Background on the Datta Kehl area

The Datta Khel region has been hit hard by the US, especially in the past several weeks. six out of the last 12 strikes have taken place in Datta Khel. The US has conducted 17 airstrikes in the Datta Khel region this year, or 25 percent of its current total of 67 airstrikes in Pakistan in 2010. Of the 161 strikes in Pakistan since 2004, 22 strikes have taken place in Datta Khel.

The Datta Khel region is a known hub of Taliban, Haqqani Network, and al Qaeda activity. While Bahadar administers the region, the Haqqani Network, al Qaeda, and allied Central Asian jihadi groups are also based in the area. The Lashkar al Zil, or al Qaeda's Shadow Army, is known to have a command center in Datta Khel.

Some al Qaeda top leaders have been targeted and killed in Datta Khel. A strike on Dec. 17, 2009, targeted Sheikh Saeed al Saudi, Osama bin Laden's brother-in-law and a member of al Qaeda's Shura Majlis, or executive council. Al Saudi is thought to have survived the strike, but Abdullah Said al Libi, the commander of the Shadow Army or Lashkar al Zil, and Zuhaib al Zahibi, a general in the Shadow Army, were both killed in the attack.

But the most significant attack in Datta Khel took place on May 21 this year and resulted in the death of Mustafa Abu Yazid, a longtime al Qaeda leader and close confidant of Osama bin Laden and Ayman al Zawahiri.

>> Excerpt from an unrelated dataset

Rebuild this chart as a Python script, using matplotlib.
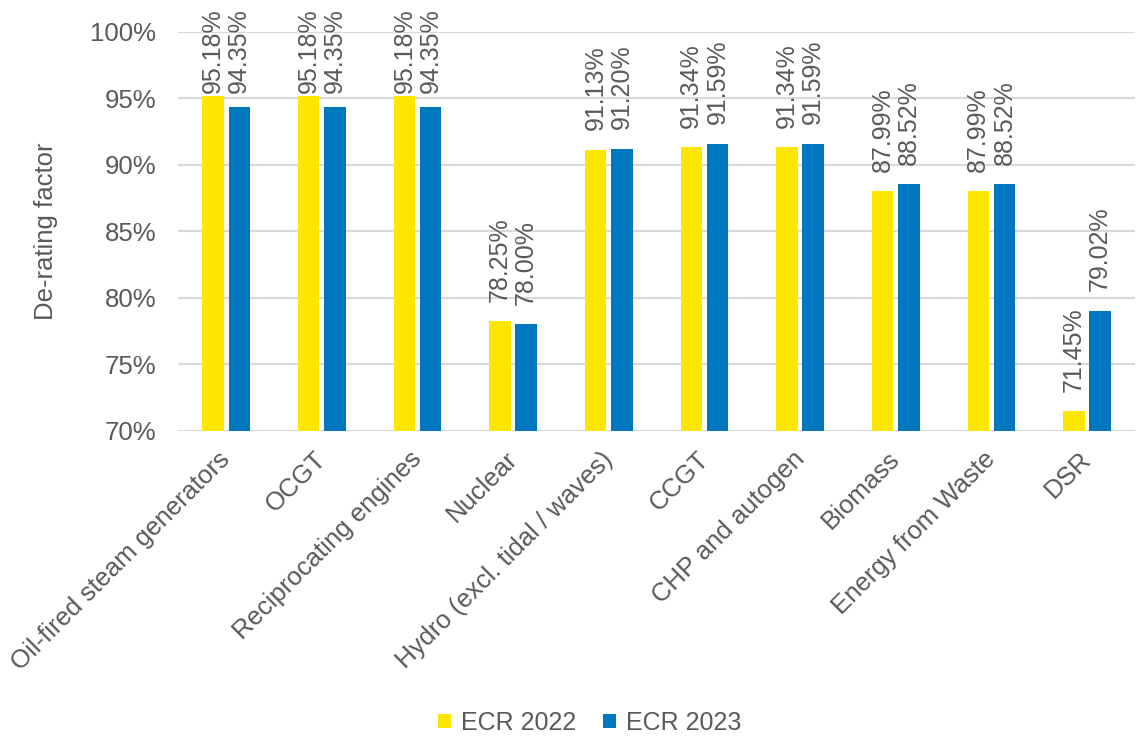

Yazid served as the leader of al Qaeda in Afghanistan and the wider Khorasan, a region that encompasses portions of Pakistan, Iran, and several Central Asian states. More importantly, Yazid was as al Qaeda's top financier, which put him in charge of the terror group's purse strings. He served on al Qaeda's Shura Majlis, or top decision-making council. Yazid also was closely allied with the Taliban and advocated the program of embedding small al Qaeda teams with Taliban forces in Afghanistan.